Are Earnest Money Deposits Required?
Making an earnest money deposit is not a requirement when you submit an offer on a house. However, your offer won’t likely receive serious consideration without a good faith deposit of some kind, especially in a competitive real estate market. So although it's not required, be prepared to offer earnest money if you’re serious about the home.
If you can’t afford an upfront earnest money deposit, let the real estate agent and seller know right away. If your purchase method and financing look solid, it is possible the seller will agree to move forward with the sale. If not, and you are serious about the purchase, you may be able to ask a family member or friend to assist with a gift or loan of funds for the good faith deposit. Do not, however, obtain an institutional loan or cash advance from a credit card for your deposit, as it could be detrimental to your mortgage loan approval.

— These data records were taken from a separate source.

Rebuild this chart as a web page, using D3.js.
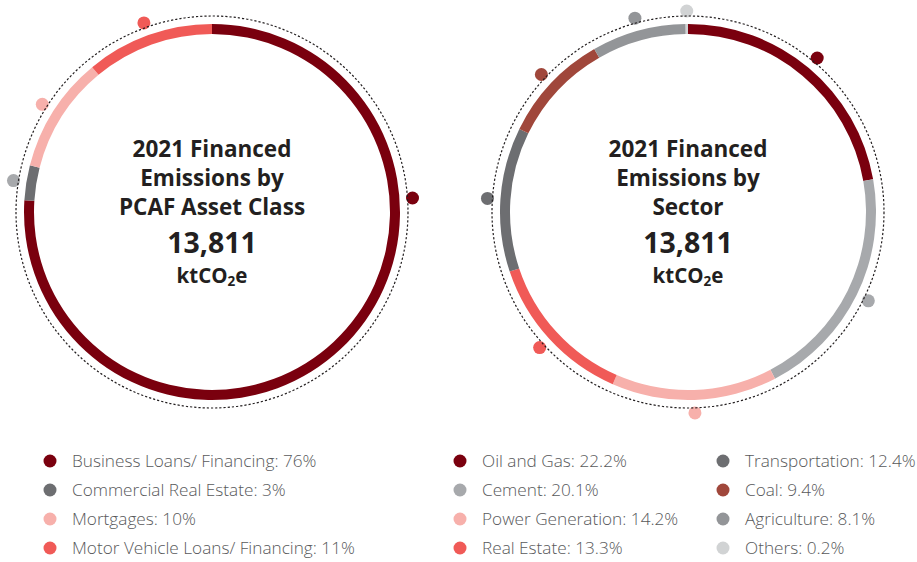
<!DOCTYPE html>
<html>
<head>
<meta charset="utf-8">
<script src="https://cdn.jsdelivr.net/npm/d3@7"></script>
<style>
  html, body { margin: 0; padding: 0; background: #ffffff; }
  svg { display: block; }
</style>
</head>
<body>
<svg id="chart" width="917" height="562"></svg>
<script>
// Financed emissions by PCAF asset class (% of total)
const assetClasses = ["Business Loans/ Financing", "Commercial Real Estate", "Mortgages", "Motor Vehicle Loans/ Financing"];
const assetShares = [76, 3, 10, 11];
const assetLabels = ["76%", "3%", "10%", "11%"];

// Financed emissions by sector (% of total)
const sectors = ["Oil and Gas", "Cement", "Power Generation", "Real Estate", "Transportation", "Coal", "Agriculture", "Others"];
const sectorShares = [22.2, 20.1, 14.2, 13.3, 12.4, 9.4, 8.1, 0.2];
const sectorLabels = ["22.2%", "20.1%", "14.2%", "13.3%", "12.4%", "9.4%", "8.1%", "0.2%"];

const totalEmissions = 13811;

// Palettes
const assetColors = ["#7a000e", "#6d6e71", "#f7b0ab", "#f05a57"];
const assetMarkerColors = ["#7a000e", "#a7a9ac", "#f7b0ab", "#f05a57"];
const sectorColors = ["#7a000e", "#a7a9ac", "#f7b0ab", "#f05a57", "#6d6e71", "#a0473b", "#939598", "#d1d3d4"];

// Marker placement: midpoint of each arc unless an angle (deg) is given
const assetMarkerDeg = [86, null, null, null];
const sectorMarkerDeg = sectors.map(() => null);

const svg = d3.select("#chart");
const ink = "#231f20";
const legendInk = "#58595b";

const ringOuter = 188, ringInner = 178, dottedR = 196, markerR = 201, markerSize = 6.5;

function donut(cx, cy, names, values, colors, markerColors, markerDeg, titleLines) {
  const g = svg.append("g").attr("transform", `translate(${cx},${cy})`);
  const pie = d3.pie().sort(null).value(d => d.v).startAngle(0).endAngle(2 * Math.PI);
  const arcs = pie(names.map((n, i) => ({ n, v: values[i], i })));
  const arc = d3.arc().innerRadius(ringInner).outerRadius(ringOuter);

  g.selectAll("path.seg").data(arcs).join("path")
    .attr("class", "seg")
    .attr("d", arc)
    .attr("fill", d => colors[d.data.i]);

  const markerAngle = d => markerDeg[d.data.i] != null
    ? markerDeg[d.data.i] * Math.PI / 180
    : (d.startAngle + d.endAngle) / 2;

  // markers just outside the ring
  g.selectAll("circle.mark").data(arcs).join("circle")
    .attr("class", "mark")
    .attr("r", markerSize)
    .attr("fill", d => markerColors[d.data.i])
    .attr("cx", d => markerR * Math.sin(markerAngle(d)))
    .attr("cy", d => -markerR * Math.cos(markerAngle(d)));

  // dotted guide circle
  g.append("circle")
    .attr("r", dottedR)
    .attr("fill", "none")
    .attr("stroke", ink)
    .attr("stroke-width", 1.2)
    .attr("stroke-dasharray", "2.2 2");

  // centre title, total and unit
  const t = g.append("g")
    .attr("font-family", "'Open Sans', sans-serif")
    .attr("font-weight", 700)
    .attr("fill", ink)
    .attr("text-anchor", "middle");
  const title = t.append("text").attr("y", -55);
  titleLines.forEach((line, i) => {
    title.append("tspan").attr("x", 0).attr("dy", i === 0 ? 0 : 29).attr("font-size", 22.5).text(line);
  });
  t.append("text").attr("y", 40.5).attr("font-size", 28.5).text(d3.format(",")(totalEmissions));
  const unit = t.append("text").attr("y", 71).attr("font-size", 20.5);
  unit.append("tspan").text("ktCO");
  unit.append("tspan").attr("dy", 3).attr("font-size", 13.5).text("2");
  unit.append("tspan").attr("dy", -3).text("e");
}

donut(212, 212, assetClasses, assetShares, assetColors, assetMarkerColors, assetMarkerDeg, ["2021 Financed", "Emissions by", "PCAF Asset Class"]);
donut(688, 212, sectors, sectorShares, sectorColors, sectorColors, sectorMarkerDeg, ["2021 Financed", "Emissions by", "Sector"]);

// legends
function legend(x, y, names, labels, colors, perColumn, colGap) {
  const g = svg.append("g").attr("transform", `translate(${x},${y})`);
  const items = g.selectAll("g.item").data(names.map((n, i) => ({ n, l: labels[i], c: colors[i], i })))
    .join("g")
    .attr("class", "item")
    .attr("transform", d => `translate(${Math.floor(d.i / perColumn) * colGap},${(d.i % perColumn) * 29})`);
  items.append("circle").attr("r", 6.5).attr("fill", d => d.c);
  items.append("text")
    .attr("x", 22)
    .attr("y", 6)
    .attr("font-family", "'Open Sans', sans-serif")
    .attr("font-weight", 300)
    .attr("font-size", 17.2)
    .attr("fill", legendInk)
    .text(d => `${d.n}: ${d.l}`);
}

legend(50, 461, assetClasses, assetLabels, assetColors, 4, 0);
legend(460, 461, sectors, sectorLabels, sectorColors, 4, 263);
</script>
</body>
</html>
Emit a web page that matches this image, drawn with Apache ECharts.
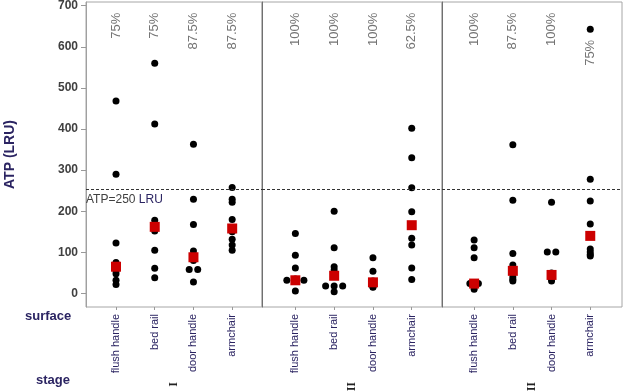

This payment is meant to secure the property, not put it at risk of losing it.
How Much Earnest Money Is Enough?
The amount of earnest money you should offer depends on the particular real estate market your desired property is in. A listing in a slow or moderate market may not
need as much of a deposit as one in a hot market where there might be multiple buyers competing for the same property. Earnest money is typically around 1% to 3% of the sale price, but again, plan
to pay more in a seller’s market so you do not lose the home to a stronger offer. Your real estate agent will be able to guide you on your good faith offer.
How Does Earnest Money Work?
Your purchase agreement will outline how the earnest money is handled, but your deposit is typically paid to the escrow or title company, which is held until the
transaction closes. You can pay via personal check, cashier’s check, money order or wired funds, depending on the terms of your contract. Once deposited, the listing will be flagged as pending,
in effect removing the property from the active market. Following will be various inspections, appraisals, and any other contingencies outlined in your contract to move forward in finalizing the
sale.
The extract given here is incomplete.